=== DATA EXCERPT ===
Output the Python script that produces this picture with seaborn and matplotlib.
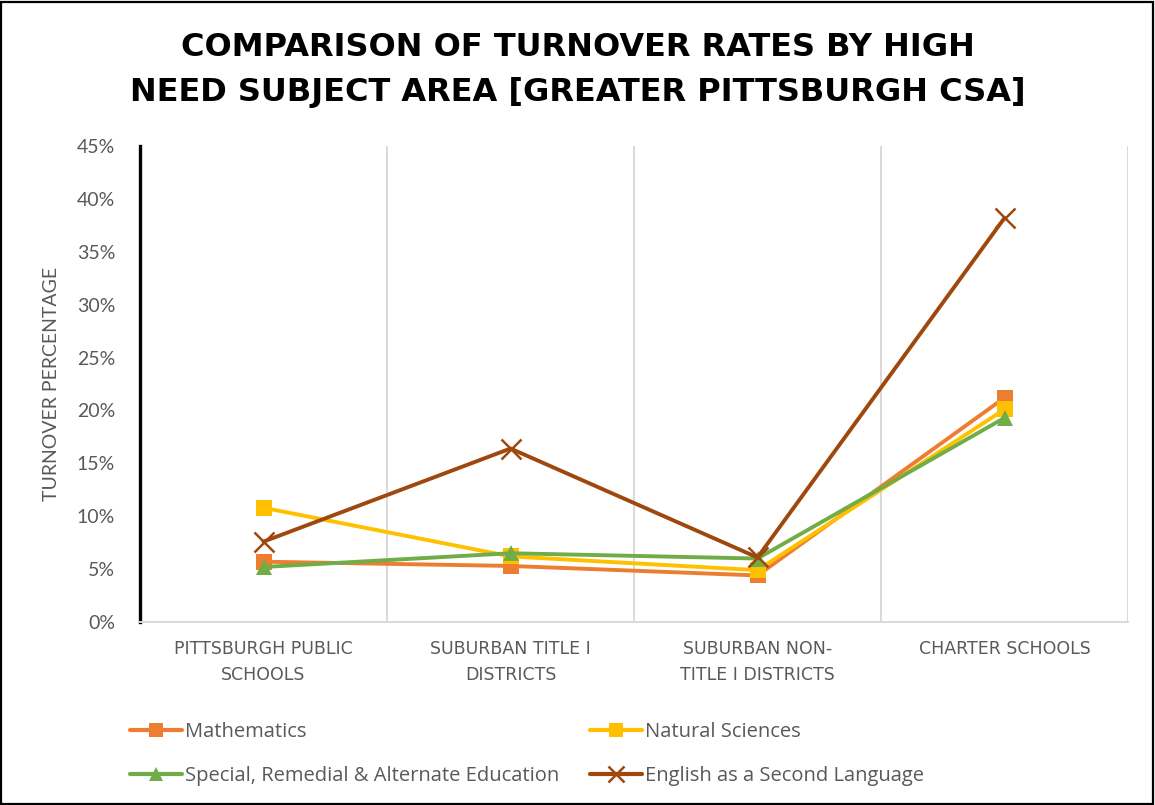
import matplotlib
matplotlib.use("Agg")
import matplotlib.pyplot as plt
from matplotlib.patches import Rectangle
from matplotlib.lines import Line2D
from matplotlib.ticker import PercentFormatter
import seaborn as sns
import pandas as pd

# Turnover rates (%) by school group
categories = ["PITTSBURGH PUBLIC\nSCHOOLS", "SUBURBAN TITLE I\nDISTRICTS",
              "SUBURBAN NON-\nTITLE I DISTRICTS", "CHARTER SCHOOLS"]
mathematics = [5.7, 5.3, 4.4, 21.2]
natural_sciences = [10.8, 6.2, 4.9, 20.1]
special_education = [5.2, 6.5, 6.0, 19.3]
esl = [7.6, 16.4, 6.1, 38.2]
series_names = ["Mathematics", "Natural Sciences",
                "Special, Remedial & Alternate Education", "English as a Second Language"]
y_ticks = [0, 5, 10, 15, 20, 25, 30, 35, 40, 45]

colors = ["#ED7D31", "#FFC000", "#70AD47", "#9E480E"]
markers = ["s", "s", "^", "x"]
text_gray = "#595959"
grid_gray = "#D9D9D9"

rows = []
for name, vals in zip(series_names, [mathematics, natural_sciences, special_education, esl]):
    for i, v in enumerate(vals):
        rows.append({"pos": i, "rate": v, "series": name})
df = pd.DataFrame(rows)

sns.set_theme(style="white")
plt.rcParams["font.family"] = ["Open Sans", "DejaVu Sans"]

W, H = 1155, 805
fig = plt.figure(figsize=(W / 100, H / 100), dpi=100)
ax = fig.add_axes([140 / W, (H - 622) / H, (1128 - 140) / W, (622 - 146) / H])

for name, c, m in zip(series_names, colors, markers):
    sub = df[df["series"] == name]
    if m == "x":
        kw = dict(markersize=14, markeredgewidth=1.8, markeredgecolor=c)
    else:
        kw = dict(markersize=11.5, markeredgewidth=0)
    sns.lineplot(data=sub, x="pos", y="rate", color=c, marker=m, linewidth=2.8,
                 legend=False, ax=ax, sort=False, **kw)

ax.set_xlim(-0.5, 3.5)
ax.set_ylim(0, 45)
ax.set_yticks(y_ticks)
ax.yaxis.set_major_formatter(PercentFormatter(decimals=0))
ax.tick_params(axis="y", labelcolor=text_gray, length=0, pad=18)
for t in ax.get_yticklabels():
    t.set_fontfamily(["Lato", "DejaVu Sans"])
    t.set_fontsize(14)
ax.set_xticks(range(len(categories)))
ax.set_xticklabels(categories, fontsize=12.5, color=text_gray, linespacing=1.6,
                   family=["DejaVu Sans"])
ax.tick_params(axis="x", length=0, pad=13)
for b in [0.5, 1.5, 2.5, 3.5]:
    ax.axvline(b, color=grid_gray, linewidth=1.4, zorder=0)
ax.grid(False)
for s in ["top", "right"]:
    ax.spines[s].set_visible(False)
ax.spines["left"].set_color("black")
ax.spines["left"].set_linewidth(2.4)
ax.spines["bottom"].set_color(grid_gray)
ax.spines["bottom"].set_linewidth(1.4)
ax.set_xlabel("")
ax.set_ylabel("TURNOVER PERCENTAGE", fontsize=14, color=text_gray, labelpad=12,
              family=["Lato", "DejaVu Sans"])

fig.text(0.5, 1 - 48 / H, "COMPARISON OF TURNOVER RATES BY HIGH", ha="center", va="center",
         fontsize=23, fontweight="bold", color="black", family=["DejaVu Sans"])
fig.text(0.5, 1 - 92 / H, "NEED SUBJECT AREA [GREATER PITTSBURGH CSA]", ha="center", va="center",
         fontsize=23, fontweight="bold", color="black", family=["DejaVu Sans"])

handles = []
for c, m in zip(colors, markers):
    if m == "x":
        h = Line2D([], [], color=c, marker=m, linewidth=3, markersize=12, markeredgewidth=1.8)
    else:
        h = Line2D([], [], color=c, marker=m, linewidth=3, markersize=10.5, markeredgewidth=0)
    handles.append(h)
# legend fills column by column: order so rows read Math / Nat Sci, Special / ESL
order = [0, 2, 1, 3]
leg = fig.legend([handles[i] for i in order], [series_names[i] for i in order],
                 loc="upper left", bbox_to_anchor=(122 / W, 1 - 714 / H),
                 ncol=2, frameon=False, fontsize=14.5, handlelength=2.6, handletextpad=0.15,
                 columnspacing=1.5, labelspacing=1.2, borderaxespad=0)
for t in leg.get_texts():
    t.set_color(text_gray)

fig.add_artist(Rectangle((0.001, 0.001), 0.997, 0.997, transform=fig.transFigure,
                         fill=False, edgecolor="black", linewidth=1.6))

fig.savefig("out.png", dpi=100)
===
List all lines in the material containing the string "seaborn".

Output the Python script that produces this picture with seaborn and matplotlib.
import seaborn as sns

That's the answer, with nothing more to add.